Monday, Jan. 07, 1952

NEW MISSIONARY TO MOSCOW

Nominated last week by President Truman to replace Admiral Alan G. Kirk as U.S. Ambassador to Moscow:

George Frost Kennan.

Family Background: Born Feb. 16, 1904, in Milwaukee, of Scotch-Irish parents. His great-uncle, George Kennan, traveled by dog sled 5,000 miles through Czarist Russia on an abortive project to link Moscow and the U.S. by a Siberian-Alaskan telegraph line, wrote an anti-Czarist book, Siberia and the Exile System.

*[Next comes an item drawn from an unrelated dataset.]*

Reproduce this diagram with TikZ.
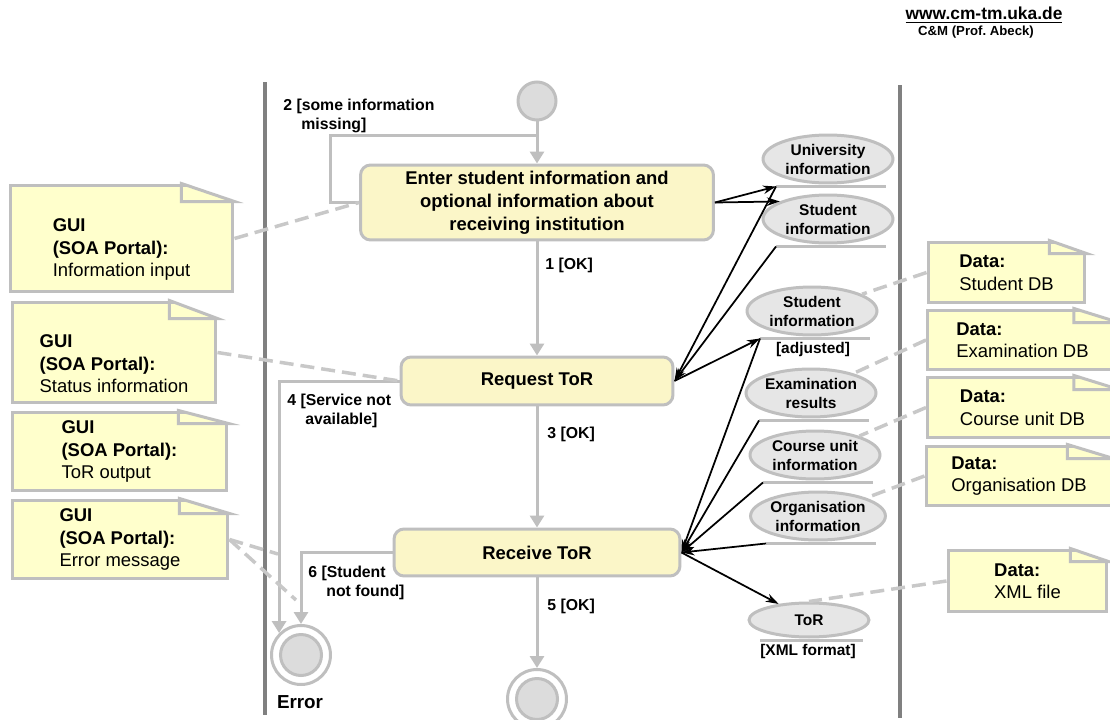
\documentclass[tikz,border=0pt]{standalone}
\usepackage{fontspec}
\setmainfont{Liberation Sans}
\usetikzlibrary{positioning, arrows.meta, shapes.geometric}
\definecolor{mLine}{HTML}{BFBFBF}
\definecolor{mLane}{HTML}{808080}
\definecolor{mNote}{HTML}{FFFFCC}
\definecolor{mAct}{HTML}{FBF6C8}
\definecolor{mObj}{HTML}{E6E6E6}
\definecolor{mState}{HTML}{DCDCDC}
\definecolor{mDash}{HTML}{C8C8C8}

% folded corner of a note: node, fold width, fold height
\newcommand{\dogear}[3]{%
  \fill[white] ([xshift=-#2]#1.north east) -- ++(0,2pt) -- ([shift={(2pt,2pt)}]#1.north east)
    -- ([xshift=2pt,yshift=-#3]#1.north east) -- ([yshift=-#3]#1.north east) -- cycle;
  \draw[mLine, line width=0.06cm] ([xshift=-#2]#1.north east) -- ([yshift=-#3]#1.north east)
    -- ([xshift=-#2,yshift=-#3]#1.north east) -- cycle;
}
\newcommand{\notepad}{\rule{0pt}{0.71cm}}

\begin{document}
\begin{tikzpicture}[
  x=0.02cm, y=-0.02cm,
  action/.style={rectangle, rounded corners=0.2cm, draw=mLine, line width=0.06cm, fill=mAct,
                 align=center, font=\bfseries\fontsize{10.5}{13}\selectfont},
  note/.style={rectangle, draw=mLine, line width=0.06cm, fill=mNote, inner sep=0pt,
               align=left, font=\fontsize{10.5}{12.8}\selectfont},
  object/.style={ellipse, draw=mLine, line width=0.06cm, fill=mObj, inner sep=0pt,
                 minimum width=2.6cm, minimum height=0.96cm, align=center,
                 font=\bfseries\fontsize{8.8}{10.8}\selectfont},
  objline/.style={draw=mLine, line width=0.06cm},
  guard/.style={inner sep=0pt, align=left, font=\bfseries\fontsize{9}{10.5}\selectfont},
  startstate/.style={circle, draw=mLine, line width=0.06cm, fill=mState, minimum size=0.76cm, inner sep=0pt},
  endstate/.style={circle, draw=mLine, line width=0.06cm, fill=white, minimum size=1.18cm, inner sep=0pt,
                   path picture={\fill[mState, draw=mLine, line width=0.06cm]
                                 (path picture bounding box.center) circle (0.41cm);}},
  flowline/.style={draw=mLine, line width=0.06cm},
  flow/.style={flowline, -{Triangle[length=0.24cm, width=0.28cm]}},
  dflow/.style={mDash, line width=0.07cm, dash pattern=on 0.28cm off 0.14cm},
  data/.style={black, line width=0.035cm, -{Stealth[length=0.26cm, width=0.17cm]}},
  lane/.style={mLane, line width=0.07cm},
]
  \useasboundingbox (0,0) rectangle (1110,720);

  % Header
  \node[font=\bfseries\fontsize{9.9}{12}\selectfont] (site) at (984,15) {\underline{www.cm-tm.uka.de}};
  \node[font=\bfseries\fontsize{7.5}{9}\selectfont] (chair) at (976,32) {C\&M (Prof.\ Abeck)};

  % Swimlanes
  \draw[lane] (265,82) -- (265,715);
  \draw[lane] (900,85) -- (900,718);

  % Activity nodes
  \node[startstate] (start) at (537,101) {};
  \node[action, minimum width=7.06cm, minimum height=1.5cm] (act1) at (537,202.5)
    {Enter student information and\\optional information about\\receiving institution};
  \node[action, minimum width=5.44cm, minimum height=0.96cm] (req) at (537,381) {Request ToR};
  \node[action, minimum width=5.72cm, minimum height=0.94cm] (recv) at (537,552.5) {Receive ToR};
  \node[endstate] (fin) at (537,699) {};
  \node[endstate] (err) at (301,655) {};
  \node[font=\bfseries\fontsize{10.7}{12}\selectfont] (errlbl) at (300,702) {Error};
  \coordinate (merge) at (537,135);

  % Control flow
  \draw[flow] (start) -- (act1);
  \draw[flowline] (act1.west) -- ++(-29,0) |- (merge);
  \draw[flow] (act1) -- (req);
  \draw[flow] (req) -- (recv);
  \draw[flow] (recv) -- (fin);
  \draw[flow] (req.west) -| (err.north west);
  \draw[flow] (recv.west) -| (err.north);

  % Guards
  \node[guard, anchor=north west] (lbl2) at (283,99) {2 [some information\\\hspace*{0.36cm}missing]};
  \node[guard, anchor=west] (lbl1) at (545,265) {1 [OK]};
  \node[guard, anchor=north west] (lbl4) at (287,394) {4 [Service not\\\hspace*{0.36cm}available]};
  \node[guard, anchor=west] (lbl3) at (547,434) {3 [OK]};
  \node[guard, anchor=north west] (lbl6) at (308,566) {6 [Student\\\hspace*{0.36cm}not found]};
  \node[guard, anchor=west] (lbl5) at (547,606) {5 [OK]};

  % Object nodes
  \node[object] (uni) at (828,159) {University\\information};
  \node[object] (stu) at (828,219) {Student\\information};
  \node[object] (adj) at (812,311) {Student\\information};
  \node[object] (exa) at (811,393) {Examination\\results};
  \node[object] (cou) at (815,455) {Course unit\\information};
  \node[object] (org) at (818,516) {Organisation\\information};
  \node[object, minimum width=2.4cm, minimum height=0.68cm] (tor) at (809,620) {ToR};
  \foreach \o in {uni,stu,adj,exa,cou,org} {
    \coordinate (\o-l) at ([shift={(-52,2)}]\o.south);
    \draw[objline] (\o-l) -- ++(110,0);
  }
  \coordinate (tor-l) at ([shift={(-49,2)}]tor.south);
  \draw[objline] (tor-l) -- ++(103,0);
  \node[font=\bfseries\fontsize{8.8}{10}\selectfont] (adjlbl) at (813,349) {[adjusted]};
  \node[font=\bfseries\fontsize{8.8}{10}\selectfont] (xmllbl) at (808,651) {[XML format]};

  % Object flow
  \draw[data] (act1.east) -- (uni-l);
  \draw[data] (act1.east) -- (stu.160);
  \draw[data] (uni-l) -- (req.east);
  \draw[data] (stu-l) -- (req.east);
  \draw[data] (req.east) -- (adj-l);
  \draw[data] (adj-l) -- (recv.east);
  \draw[data] (exa-l) -- (recv.east);
  \draw[data] (cou-l) -- (recv.east);
  \draw[data] (org-l) -- (recv.east);
  \draw[data] (recv.east) -- (tor);

  % GUI notes
  \node[note, minimum width=4.46cm, minimum height=2.14cm] (gin) at (121.5,238.5)
    {\notepad\textbf{GUI}\\\textbf{(SOA Portal):}\\Information input};
  \dogear{gin}{1.06cm}{0.36cm}
  \node[note, minimum width=4.08cm, minimum height=2.02cm] (gst) at (114,352.5)
    {\notepad\textbf{GUI}\\\textbf{(SOA Portal):}\\Status information};
  \dogear{gst}{0.96cm}{0.36cm}
  \node[note, minimum width=4.3cm, minimum height=1.58cm] (gout) at (119.5,451.5)
    {\textbf{GUI}\\\textbf{(SOA Portal):}\\ToR output};
  \dogear{gout}{1cm}{0.26cm}
  \node[note, minimum width=4.32cm, minimum height=1.58cm] (gerr) at (120,539.5)
    {\textbf{GUI}\\\textbf{(SOA Portal):}\\Error message};
  \dogear{gerr}{1cm}{0.3cm}

  % Data notes
  \node[note, minimum width=3.14cm, minimum height=1.22cm] (sdb) at (1006.5,272.5) {\textbf{Data:}\\Student DB};
  \dogear{sdb}{0.74cm}{0.26cm}
  \node[note, minimum width=3.8cm, minimum height=1.2cm] (edb) at (1022.5,340) {\textbf{Data:}\\Examination DB};
  \dogear{edb}{0.9cm}{0.28cm}
  \node[note, minimum width=3.8cm, minimum height=1.22cm] (cdb) at (1022.5,407.5) {\textbf{Data:}\\Course unit DB};
  \dogear{cdb}{0.9cm}{0.28cm}
  \node[note, minimum width=3.72cm, minimum height=1.2cm] (odb) at (1019,476) {\textbf{Data:}\\Organisation DB};
  \dogear{odb}{0.92cm}{0.28cm}
  \node[note, minimum width=3.18cm, minimum height=1.24cm] (xdb) at (1027.5,581) {\textbf{Data:}\\XML file};
  \dogear{xdb}{0.76cm}{0.26cm}

  % Note anchors
  \coordinate (e4) at (278,554);
  \coordinate (e6) at (296,600);
  \draw[dflow] (gin.east) -- (act1.west);
  \draw[dflow] (gst.east) -- (req.west);
  \draw[dflow] (gerr.east) -- (e4);
  \draw[dflow] (gerr.east) -- (e6);
  \draw[dflow] (sdb.west) -- (adj);
  \draw[dflow] (edb.west) -- (exa);
  \draw[dflow] (cdb.west) -- (cou);
  \draw[dflow] (odb.west) -- (org);
  \draw[dflow] (xdb.west) -- (tor.north);
\end{tikzpicture}
\end{document}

Personal Life: Married Sept.11, 1931, in Kristiansand, Norway, to Norwegian-born Annelise Sorensen. Two daughters and a son: Grace, 19, Joan, 15, and Christopher, 2. In appearance, balding and wiry (5 ft. 11 1/2 in., 160 Ibs.) ; retiring, scholarly and shy. For relaxation he most enjoys: reading (favorites: Tolstoy, Chekhov, Dostoevsky, Gibbon) ; piano and guitar; heavy outdoor work on his Pennsylvania farm.

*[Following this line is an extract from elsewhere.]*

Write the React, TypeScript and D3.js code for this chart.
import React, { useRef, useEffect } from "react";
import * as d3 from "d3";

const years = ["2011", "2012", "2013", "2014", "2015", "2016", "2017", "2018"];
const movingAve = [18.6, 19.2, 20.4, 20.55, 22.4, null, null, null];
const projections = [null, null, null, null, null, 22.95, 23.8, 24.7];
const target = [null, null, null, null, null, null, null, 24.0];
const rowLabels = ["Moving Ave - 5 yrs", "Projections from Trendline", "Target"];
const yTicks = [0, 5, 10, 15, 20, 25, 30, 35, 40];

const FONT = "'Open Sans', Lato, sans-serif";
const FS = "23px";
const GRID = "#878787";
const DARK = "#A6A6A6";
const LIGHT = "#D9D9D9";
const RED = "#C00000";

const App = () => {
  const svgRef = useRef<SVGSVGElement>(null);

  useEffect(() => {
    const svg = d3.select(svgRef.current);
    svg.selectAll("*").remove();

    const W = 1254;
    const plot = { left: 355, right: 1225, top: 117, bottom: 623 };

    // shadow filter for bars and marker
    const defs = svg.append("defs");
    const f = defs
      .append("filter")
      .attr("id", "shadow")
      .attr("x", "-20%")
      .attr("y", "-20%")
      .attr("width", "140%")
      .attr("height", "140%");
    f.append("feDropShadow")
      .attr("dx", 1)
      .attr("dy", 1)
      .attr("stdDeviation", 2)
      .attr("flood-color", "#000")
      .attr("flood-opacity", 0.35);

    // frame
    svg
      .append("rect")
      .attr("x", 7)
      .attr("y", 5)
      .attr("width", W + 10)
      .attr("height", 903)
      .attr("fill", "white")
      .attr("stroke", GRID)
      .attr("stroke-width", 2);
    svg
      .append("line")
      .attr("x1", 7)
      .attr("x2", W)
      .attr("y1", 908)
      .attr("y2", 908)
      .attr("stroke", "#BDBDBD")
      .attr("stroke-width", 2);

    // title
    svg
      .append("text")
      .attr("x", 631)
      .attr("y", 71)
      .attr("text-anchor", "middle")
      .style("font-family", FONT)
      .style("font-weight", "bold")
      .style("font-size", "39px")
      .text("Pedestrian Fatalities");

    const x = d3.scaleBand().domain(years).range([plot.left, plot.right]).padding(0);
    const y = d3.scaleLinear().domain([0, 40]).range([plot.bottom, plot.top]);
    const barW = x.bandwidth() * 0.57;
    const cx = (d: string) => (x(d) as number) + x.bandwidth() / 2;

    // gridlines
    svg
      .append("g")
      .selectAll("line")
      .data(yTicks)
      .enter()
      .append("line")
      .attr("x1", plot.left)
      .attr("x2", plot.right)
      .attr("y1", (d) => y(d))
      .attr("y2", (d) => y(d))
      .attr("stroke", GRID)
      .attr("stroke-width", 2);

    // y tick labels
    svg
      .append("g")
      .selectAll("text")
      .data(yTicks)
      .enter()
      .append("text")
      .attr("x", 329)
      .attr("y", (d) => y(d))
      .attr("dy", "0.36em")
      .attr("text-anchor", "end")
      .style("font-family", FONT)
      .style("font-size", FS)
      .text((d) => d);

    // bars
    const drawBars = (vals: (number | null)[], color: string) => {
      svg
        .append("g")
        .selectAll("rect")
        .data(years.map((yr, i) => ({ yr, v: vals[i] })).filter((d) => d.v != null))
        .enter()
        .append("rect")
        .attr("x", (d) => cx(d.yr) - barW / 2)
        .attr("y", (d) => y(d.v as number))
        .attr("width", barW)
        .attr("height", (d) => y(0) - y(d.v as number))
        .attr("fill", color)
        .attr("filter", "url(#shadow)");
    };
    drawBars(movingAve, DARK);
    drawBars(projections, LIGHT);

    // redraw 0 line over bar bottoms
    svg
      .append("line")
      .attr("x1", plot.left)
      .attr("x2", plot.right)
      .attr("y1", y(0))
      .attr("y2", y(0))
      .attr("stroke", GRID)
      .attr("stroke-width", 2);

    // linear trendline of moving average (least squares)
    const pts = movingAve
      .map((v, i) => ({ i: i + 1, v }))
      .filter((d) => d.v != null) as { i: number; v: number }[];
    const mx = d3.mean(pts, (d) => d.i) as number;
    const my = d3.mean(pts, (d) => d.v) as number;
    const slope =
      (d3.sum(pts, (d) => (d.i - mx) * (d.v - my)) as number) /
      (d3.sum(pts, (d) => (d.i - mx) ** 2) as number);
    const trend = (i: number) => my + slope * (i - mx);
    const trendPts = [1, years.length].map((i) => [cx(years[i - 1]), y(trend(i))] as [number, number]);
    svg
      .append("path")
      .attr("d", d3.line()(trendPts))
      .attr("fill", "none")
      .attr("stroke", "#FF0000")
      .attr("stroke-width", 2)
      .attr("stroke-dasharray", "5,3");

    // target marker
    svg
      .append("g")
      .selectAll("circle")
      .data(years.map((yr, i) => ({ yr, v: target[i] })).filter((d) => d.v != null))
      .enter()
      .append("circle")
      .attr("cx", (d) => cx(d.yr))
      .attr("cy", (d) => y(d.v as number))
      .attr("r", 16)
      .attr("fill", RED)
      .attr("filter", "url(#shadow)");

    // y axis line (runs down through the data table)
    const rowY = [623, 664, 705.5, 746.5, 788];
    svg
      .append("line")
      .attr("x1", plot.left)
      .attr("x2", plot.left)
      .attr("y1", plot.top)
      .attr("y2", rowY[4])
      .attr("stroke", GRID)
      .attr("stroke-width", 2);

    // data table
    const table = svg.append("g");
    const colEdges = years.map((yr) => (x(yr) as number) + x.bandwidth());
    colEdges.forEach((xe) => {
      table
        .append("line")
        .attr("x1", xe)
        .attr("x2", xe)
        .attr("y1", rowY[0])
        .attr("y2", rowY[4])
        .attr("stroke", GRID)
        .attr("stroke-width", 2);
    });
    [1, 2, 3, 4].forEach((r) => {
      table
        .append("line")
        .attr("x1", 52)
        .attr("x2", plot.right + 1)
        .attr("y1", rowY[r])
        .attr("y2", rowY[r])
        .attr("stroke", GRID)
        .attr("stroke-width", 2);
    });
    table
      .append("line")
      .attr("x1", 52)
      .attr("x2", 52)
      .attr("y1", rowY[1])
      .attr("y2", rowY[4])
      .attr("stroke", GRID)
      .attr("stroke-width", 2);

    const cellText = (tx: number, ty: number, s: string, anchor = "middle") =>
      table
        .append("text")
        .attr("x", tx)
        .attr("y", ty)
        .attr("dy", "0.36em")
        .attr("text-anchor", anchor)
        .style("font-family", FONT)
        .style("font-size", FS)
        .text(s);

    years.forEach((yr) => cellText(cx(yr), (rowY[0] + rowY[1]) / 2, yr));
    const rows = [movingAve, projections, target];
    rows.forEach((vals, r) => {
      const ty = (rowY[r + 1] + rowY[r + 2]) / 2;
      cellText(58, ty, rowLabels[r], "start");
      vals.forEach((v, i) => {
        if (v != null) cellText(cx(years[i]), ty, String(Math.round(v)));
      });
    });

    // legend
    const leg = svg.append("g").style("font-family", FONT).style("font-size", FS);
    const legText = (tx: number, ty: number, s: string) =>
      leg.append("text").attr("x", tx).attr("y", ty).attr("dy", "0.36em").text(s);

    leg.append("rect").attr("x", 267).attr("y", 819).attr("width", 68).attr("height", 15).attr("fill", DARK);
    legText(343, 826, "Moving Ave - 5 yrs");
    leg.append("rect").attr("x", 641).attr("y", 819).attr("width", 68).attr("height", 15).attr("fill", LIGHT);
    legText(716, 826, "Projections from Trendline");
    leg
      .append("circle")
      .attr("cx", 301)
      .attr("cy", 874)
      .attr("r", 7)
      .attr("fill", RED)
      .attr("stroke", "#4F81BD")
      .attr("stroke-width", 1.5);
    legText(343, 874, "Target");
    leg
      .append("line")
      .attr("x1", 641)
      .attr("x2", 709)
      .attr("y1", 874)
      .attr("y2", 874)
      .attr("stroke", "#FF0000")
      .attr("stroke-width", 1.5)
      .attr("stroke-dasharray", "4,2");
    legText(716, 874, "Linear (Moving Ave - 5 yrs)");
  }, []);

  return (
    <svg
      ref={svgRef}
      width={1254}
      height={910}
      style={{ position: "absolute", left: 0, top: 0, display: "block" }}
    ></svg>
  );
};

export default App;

Education: St. John's Military Academy in Delafield, Wis.; Princeton (Class of '25). Speaks, reads & writes German, Russian, French.

Professional Background: Entered the U.S. foreign service at 22, was spotted as a bright young man in 1933 and pulled out of the U.S. legation in Riga, Latvia, to help U.S. Ambassador William Bullitt open the first U.S. embassy in Moscow since the Russian Revolution. In 1946, when he was charge d'affaires in Moscow, his urgent warnings of Russian aggressive intentions so impressed Secretary of State George Marshall that Kennan was picked in 1947 to head a new policy-planning staff. His "policy of firm containment" (first outlined under the pseudonym "X" in Foreign Affairs in 1947) finally became the basis for U.S.

policy in Europe. On leave from State, Kennan has studied U.S. diplomatic history for the past 1 5 months at Princeton's Institute for Advanced Study, served (until his resignation five weeks ago) as president of the Ford Foundation's Eastern European fund. Three months ago, in his American Diplomacy, he urged a return from "shallow self-righteousness" and "impractical idealism" to the 19th century ideal of delicate power balances and limited objectives.

Outlook: Believes the Kremlin represents the most ruthless dictatorship in modern times, but that it may change or collapse under internal pressures, possibly at Stalin's death. In general, approves Dean Acheson's foreign-policy course, both in Europe and Asia. Thinks the West should never expect the U.S.S.R. to be a capitalist democracy like the U.S., but that the West could live in peace with a Russia which would: 1) lift the Iron Curtain, 2) give up "the ancient game of imperialist expansion and oppression." Kennan suffers from no illusion that he can perform any solo miracles in his new job. Wrote he as Mr. X : "The foreign representative cannot hope that his words will make any impression on [ the Russian leaders] . . . Facts speak louder than words to the ears of the Kremlin; and words carry the greatest weight when they have the ring of . . . being backed up by facts of unchallengeable validity."